The CPI measures current price levels for the goods and services that Americans buy. The Bureau of Labor Statistics collects price data on a basket of different items, ranging from necessities like food, clothing and housing to more discretionary expenses like eating out and entertainment. The resulting figure is then compared to those of previous months to determine the inflation rate, which is used in a variety of ways, including cost-of-living increases for Social Security and other government benefits.
The unemployment rate measures the percentage of workers within the total labor force who don't have a job, but who have looked for work in the past four weeks, and who are available to work. Those temporarily laid off from their jobs are also included as unemployed. Yet as critical as the figure is as a measure of how many people are out of work and therefore suffering financial hardship from a lack of a paycheck, one key item to note about the unemployment rate is that the number does not reflect workers who have stopped looking for work entirely. It's therefore important to look beyond the headline numbers to see whether the overall workforce is growing or shrinking.

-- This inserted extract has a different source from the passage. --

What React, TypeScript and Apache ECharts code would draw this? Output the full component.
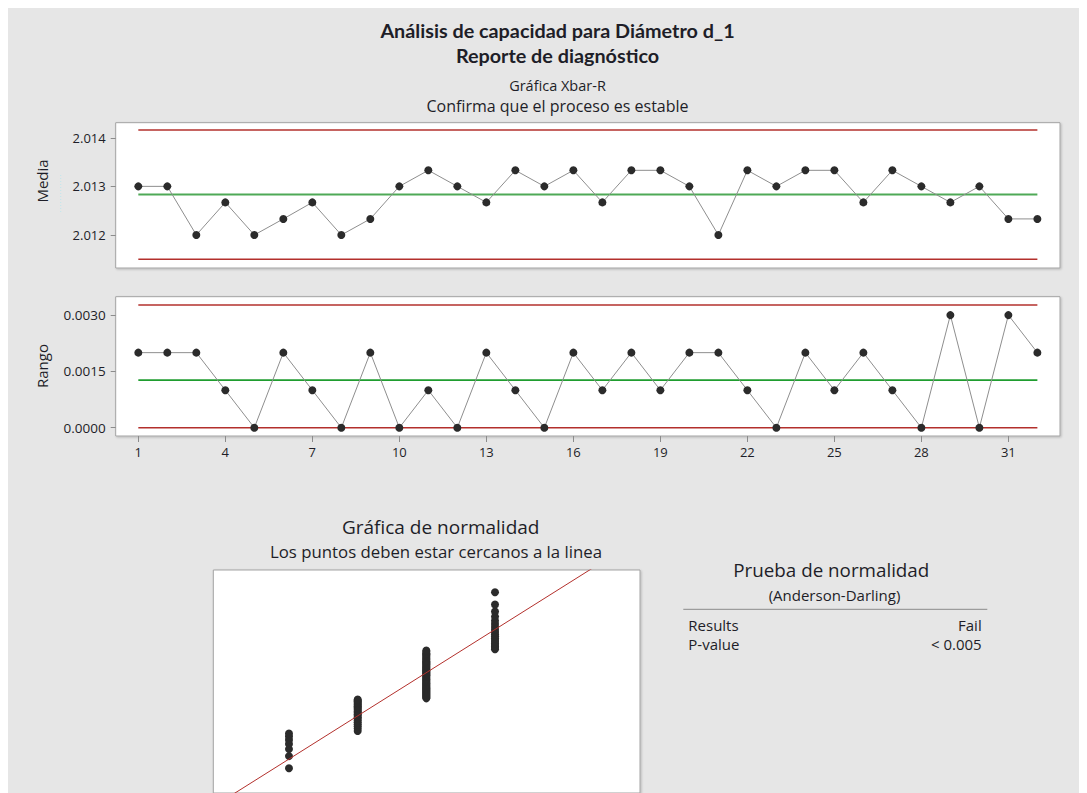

The trade deficit measures the difference between the value of a nation's imported and exported goods. When exports exceed imports, a country runs a trade surplus. But in the U.S., imports have exceeded exports consistently for decades. The figure is important as a measure of U.S. competitiveness in the global market, as well as the nation's dependence on foreign countries.
Each month, the Bureau of Economic Analysis measures changes in the total amount of income that the U.S. population earns, as well as the total amount they spend on goods and services. But there's a reason we've combined them on one slide: In addition to being useful statistics separately for gauging Americans' earning power and spending activity, looking at those numbers in combination gives you a sense of how much people are saving for their future.
Consumers play a vital role in powering the overall economy, and so measures of how confident they are about the economy's prospects are important in predicting its future health. The Conference Board does a survey asking consumers to give their assessment of both current and future economic conditions, with questions about business and employment conditions as well as expected future family income.
The health of the housing market is closely tied to the overall direction of the broader economy. The S&P/Case-Shiller Home Price Index, named for economists Karl Case and Robert Shiller, provides a way to measure home prices, allowing comparisons not just across time but also among different markets in cities and regions of the nation. The number is important not just to home builders and home buyers, but to the millions of people with jobs related to housing and construction.
Most economic data provides a backward-looking view of what has already happened to the economy. But the Conference Board's Leading Economic Index attempts to gauge the future. To do so, the index looks at data on employment, manufacturing, home construction, consumer sentiment, and the stock and bond markets to put together a complete picture of expected economic conditions ahead.